→ **The task**
Quote from the first line below through the line that contains "Chart.register(...registerables);", both included, and leave the pictures out.

→ **Data excerpt**
* Begin *
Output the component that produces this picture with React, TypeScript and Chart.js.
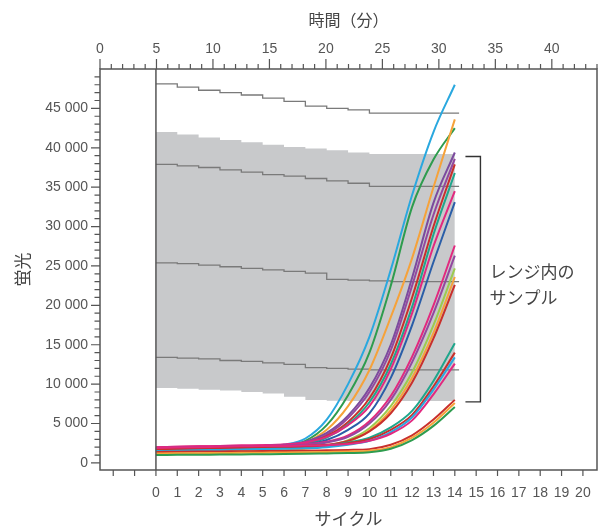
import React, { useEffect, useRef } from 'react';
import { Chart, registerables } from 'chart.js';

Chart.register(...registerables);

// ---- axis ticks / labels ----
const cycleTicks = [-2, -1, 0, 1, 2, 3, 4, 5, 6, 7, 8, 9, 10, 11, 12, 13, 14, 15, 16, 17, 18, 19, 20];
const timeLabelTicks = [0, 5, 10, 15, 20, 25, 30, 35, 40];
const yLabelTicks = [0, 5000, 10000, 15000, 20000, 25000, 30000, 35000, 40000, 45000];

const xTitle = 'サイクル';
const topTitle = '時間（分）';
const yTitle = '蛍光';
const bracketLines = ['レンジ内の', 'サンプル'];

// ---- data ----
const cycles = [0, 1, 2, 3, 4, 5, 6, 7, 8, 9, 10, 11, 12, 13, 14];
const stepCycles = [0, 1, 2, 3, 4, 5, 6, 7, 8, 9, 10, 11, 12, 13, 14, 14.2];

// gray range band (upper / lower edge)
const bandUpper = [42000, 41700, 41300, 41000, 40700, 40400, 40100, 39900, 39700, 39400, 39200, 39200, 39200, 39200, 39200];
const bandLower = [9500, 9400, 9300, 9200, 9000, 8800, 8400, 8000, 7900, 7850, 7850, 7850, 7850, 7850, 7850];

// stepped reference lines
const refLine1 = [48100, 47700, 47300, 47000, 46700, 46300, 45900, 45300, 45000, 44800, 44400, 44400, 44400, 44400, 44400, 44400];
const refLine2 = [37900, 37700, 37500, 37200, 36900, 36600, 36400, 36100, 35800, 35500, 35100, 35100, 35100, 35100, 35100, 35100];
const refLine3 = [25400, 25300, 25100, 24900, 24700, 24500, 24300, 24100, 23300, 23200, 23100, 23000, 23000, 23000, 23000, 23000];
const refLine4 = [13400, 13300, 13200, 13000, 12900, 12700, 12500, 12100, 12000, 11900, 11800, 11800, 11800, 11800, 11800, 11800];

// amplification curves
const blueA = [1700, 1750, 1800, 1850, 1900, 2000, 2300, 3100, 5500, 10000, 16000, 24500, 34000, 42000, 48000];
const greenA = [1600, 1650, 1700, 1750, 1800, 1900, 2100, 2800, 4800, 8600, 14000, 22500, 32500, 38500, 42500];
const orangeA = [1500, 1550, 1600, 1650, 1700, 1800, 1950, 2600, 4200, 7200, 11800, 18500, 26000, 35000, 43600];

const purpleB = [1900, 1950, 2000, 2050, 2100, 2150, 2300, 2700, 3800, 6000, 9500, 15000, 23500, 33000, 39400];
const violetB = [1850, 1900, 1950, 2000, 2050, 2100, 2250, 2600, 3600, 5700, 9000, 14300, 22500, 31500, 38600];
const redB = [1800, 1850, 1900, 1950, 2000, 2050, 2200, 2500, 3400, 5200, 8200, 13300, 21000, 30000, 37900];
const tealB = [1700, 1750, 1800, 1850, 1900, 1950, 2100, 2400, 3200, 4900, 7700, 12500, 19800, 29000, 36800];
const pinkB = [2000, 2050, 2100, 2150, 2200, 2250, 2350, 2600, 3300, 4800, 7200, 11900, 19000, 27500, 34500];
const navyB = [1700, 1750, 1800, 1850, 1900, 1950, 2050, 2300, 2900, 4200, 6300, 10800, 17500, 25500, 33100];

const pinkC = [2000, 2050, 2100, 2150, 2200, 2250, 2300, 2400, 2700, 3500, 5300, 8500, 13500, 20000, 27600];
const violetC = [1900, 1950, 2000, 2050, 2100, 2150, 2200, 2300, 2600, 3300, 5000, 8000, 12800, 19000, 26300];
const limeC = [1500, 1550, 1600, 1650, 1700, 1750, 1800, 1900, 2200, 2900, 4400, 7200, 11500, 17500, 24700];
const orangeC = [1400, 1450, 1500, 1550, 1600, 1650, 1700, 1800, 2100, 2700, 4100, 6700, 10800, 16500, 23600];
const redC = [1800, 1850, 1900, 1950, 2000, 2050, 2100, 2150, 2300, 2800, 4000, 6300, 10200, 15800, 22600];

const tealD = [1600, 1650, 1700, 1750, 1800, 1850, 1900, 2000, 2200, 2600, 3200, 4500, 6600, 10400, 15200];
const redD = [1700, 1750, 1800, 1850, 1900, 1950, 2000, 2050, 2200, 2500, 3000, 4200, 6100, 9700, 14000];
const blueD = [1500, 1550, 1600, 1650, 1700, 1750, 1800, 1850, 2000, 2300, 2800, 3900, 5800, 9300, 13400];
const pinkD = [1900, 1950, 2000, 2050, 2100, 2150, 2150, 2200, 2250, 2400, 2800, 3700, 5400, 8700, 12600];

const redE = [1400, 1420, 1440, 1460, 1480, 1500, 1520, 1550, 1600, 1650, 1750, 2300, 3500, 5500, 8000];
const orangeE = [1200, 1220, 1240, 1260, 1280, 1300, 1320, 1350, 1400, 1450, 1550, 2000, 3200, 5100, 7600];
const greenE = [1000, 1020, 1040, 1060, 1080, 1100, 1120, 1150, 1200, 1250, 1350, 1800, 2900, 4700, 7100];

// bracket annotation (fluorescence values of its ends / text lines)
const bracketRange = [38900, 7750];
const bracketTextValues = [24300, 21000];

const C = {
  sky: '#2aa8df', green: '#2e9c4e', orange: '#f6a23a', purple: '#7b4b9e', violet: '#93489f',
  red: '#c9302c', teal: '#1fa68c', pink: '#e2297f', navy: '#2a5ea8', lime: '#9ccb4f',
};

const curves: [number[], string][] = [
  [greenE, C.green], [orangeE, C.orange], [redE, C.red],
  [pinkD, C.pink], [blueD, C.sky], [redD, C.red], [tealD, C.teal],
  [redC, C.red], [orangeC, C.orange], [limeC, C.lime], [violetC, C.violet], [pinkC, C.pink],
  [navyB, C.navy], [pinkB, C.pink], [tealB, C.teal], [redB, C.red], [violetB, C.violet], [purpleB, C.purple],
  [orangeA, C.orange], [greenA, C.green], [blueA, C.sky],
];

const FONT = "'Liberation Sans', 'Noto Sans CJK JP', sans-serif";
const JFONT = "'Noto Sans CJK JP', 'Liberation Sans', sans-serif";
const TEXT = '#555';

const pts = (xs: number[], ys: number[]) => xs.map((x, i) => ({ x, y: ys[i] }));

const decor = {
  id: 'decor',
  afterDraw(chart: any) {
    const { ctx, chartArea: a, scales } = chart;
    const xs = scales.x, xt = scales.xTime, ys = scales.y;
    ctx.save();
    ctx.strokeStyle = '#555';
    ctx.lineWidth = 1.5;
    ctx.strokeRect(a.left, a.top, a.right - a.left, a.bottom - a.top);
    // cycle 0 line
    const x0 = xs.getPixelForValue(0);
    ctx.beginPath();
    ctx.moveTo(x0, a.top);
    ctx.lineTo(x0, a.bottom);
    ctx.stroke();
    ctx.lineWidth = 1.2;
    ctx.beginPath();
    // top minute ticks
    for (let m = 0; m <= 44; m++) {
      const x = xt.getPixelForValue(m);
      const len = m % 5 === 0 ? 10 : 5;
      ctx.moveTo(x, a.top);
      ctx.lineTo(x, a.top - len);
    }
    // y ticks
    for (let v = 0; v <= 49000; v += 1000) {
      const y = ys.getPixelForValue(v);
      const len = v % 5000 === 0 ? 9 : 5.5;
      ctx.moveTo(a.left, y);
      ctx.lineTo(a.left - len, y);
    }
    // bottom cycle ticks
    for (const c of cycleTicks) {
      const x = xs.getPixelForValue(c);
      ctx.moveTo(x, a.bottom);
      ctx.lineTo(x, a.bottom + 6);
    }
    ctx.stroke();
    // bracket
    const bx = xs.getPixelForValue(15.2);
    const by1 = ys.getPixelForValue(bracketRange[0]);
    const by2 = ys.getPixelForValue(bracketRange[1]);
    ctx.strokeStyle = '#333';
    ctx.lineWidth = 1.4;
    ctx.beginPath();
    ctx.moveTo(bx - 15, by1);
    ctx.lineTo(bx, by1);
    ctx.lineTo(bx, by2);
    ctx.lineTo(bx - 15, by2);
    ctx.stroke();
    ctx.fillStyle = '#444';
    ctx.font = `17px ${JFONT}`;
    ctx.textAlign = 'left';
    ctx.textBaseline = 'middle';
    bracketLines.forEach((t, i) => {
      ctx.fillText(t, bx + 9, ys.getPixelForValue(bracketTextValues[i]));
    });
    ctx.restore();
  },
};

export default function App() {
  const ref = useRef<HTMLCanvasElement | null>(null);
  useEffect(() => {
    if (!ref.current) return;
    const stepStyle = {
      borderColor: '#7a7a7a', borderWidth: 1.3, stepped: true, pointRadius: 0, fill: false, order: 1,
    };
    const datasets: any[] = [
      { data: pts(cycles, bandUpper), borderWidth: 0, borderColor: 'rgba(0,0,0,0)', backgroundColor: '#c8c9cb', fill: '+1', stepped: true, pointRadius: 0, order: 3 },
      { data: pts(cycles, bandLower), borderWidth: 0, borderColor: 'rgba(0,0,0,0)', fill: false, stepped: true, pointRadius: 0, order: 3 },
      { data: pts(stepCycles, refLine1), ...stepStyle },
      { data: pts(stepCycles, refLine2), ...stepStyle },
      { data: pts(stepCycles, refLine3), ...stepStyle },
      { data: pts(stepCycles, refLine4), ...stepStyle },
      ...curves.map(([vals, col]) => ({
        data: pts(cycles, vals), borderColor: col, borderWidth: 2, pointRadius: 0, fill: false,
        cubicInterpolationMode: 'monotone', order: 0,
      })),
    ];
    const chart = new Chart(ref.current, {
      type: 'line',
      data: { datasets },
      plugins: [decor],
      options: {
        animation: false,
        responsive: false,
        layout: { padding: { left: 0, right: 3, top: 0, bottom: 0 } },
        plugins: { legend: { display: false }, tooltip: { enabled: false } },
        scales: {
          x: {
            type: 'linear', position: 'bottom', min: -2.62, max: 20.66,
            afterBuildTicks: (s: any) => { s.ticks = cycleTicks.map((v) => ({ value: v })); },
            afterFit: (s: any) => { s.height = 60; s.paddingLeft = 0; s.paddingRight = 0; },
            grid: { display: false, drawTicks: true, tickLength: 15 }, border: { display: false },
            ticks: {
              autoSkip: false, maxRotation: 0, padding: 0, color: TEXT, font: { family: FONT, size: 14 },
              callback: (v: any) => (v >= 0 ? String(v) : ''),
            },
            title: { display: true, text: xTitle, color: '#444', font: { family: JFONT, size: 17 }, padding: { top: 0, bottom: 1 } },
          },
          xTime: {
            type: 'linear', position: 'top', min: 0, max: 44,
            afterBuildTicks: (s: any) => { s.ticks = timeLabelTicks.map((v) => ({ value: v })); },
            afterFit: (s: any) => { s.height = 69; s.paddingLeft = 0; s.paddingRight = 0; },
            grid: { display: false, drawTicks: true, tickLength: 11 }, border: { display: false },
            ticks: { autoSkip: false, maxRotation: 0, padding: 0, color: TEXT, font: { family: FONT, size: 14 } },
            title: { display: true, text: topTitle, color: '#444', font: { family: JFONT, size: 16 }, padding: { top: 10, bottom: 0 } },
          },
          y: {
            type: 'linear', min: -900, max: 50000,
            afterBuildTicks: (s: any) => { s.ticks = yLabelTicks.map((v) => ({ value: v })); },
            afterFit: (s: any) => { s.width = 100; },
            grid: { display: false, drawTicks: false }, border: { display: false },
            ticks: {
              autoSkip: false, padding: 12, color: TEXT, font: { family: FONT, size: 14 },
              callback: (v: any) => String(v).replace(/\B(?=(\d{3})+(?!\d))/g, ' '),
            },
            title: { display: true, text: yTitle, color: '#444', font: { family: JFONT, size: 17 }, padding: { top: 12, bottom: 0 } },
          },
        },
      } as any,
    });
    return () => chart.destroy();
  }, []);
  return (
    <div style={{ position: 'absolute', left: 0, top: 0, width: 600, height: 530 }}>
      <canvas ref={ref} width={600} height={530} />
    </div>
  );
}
* End *
→ **Written solution**
Output the component that produces this picture with React, TypeScript and Chart.js.
import React, { useEffect, useRef } from 'react';
import { Chart, registerables } from 'chart.js';

Chart.register(...registerables);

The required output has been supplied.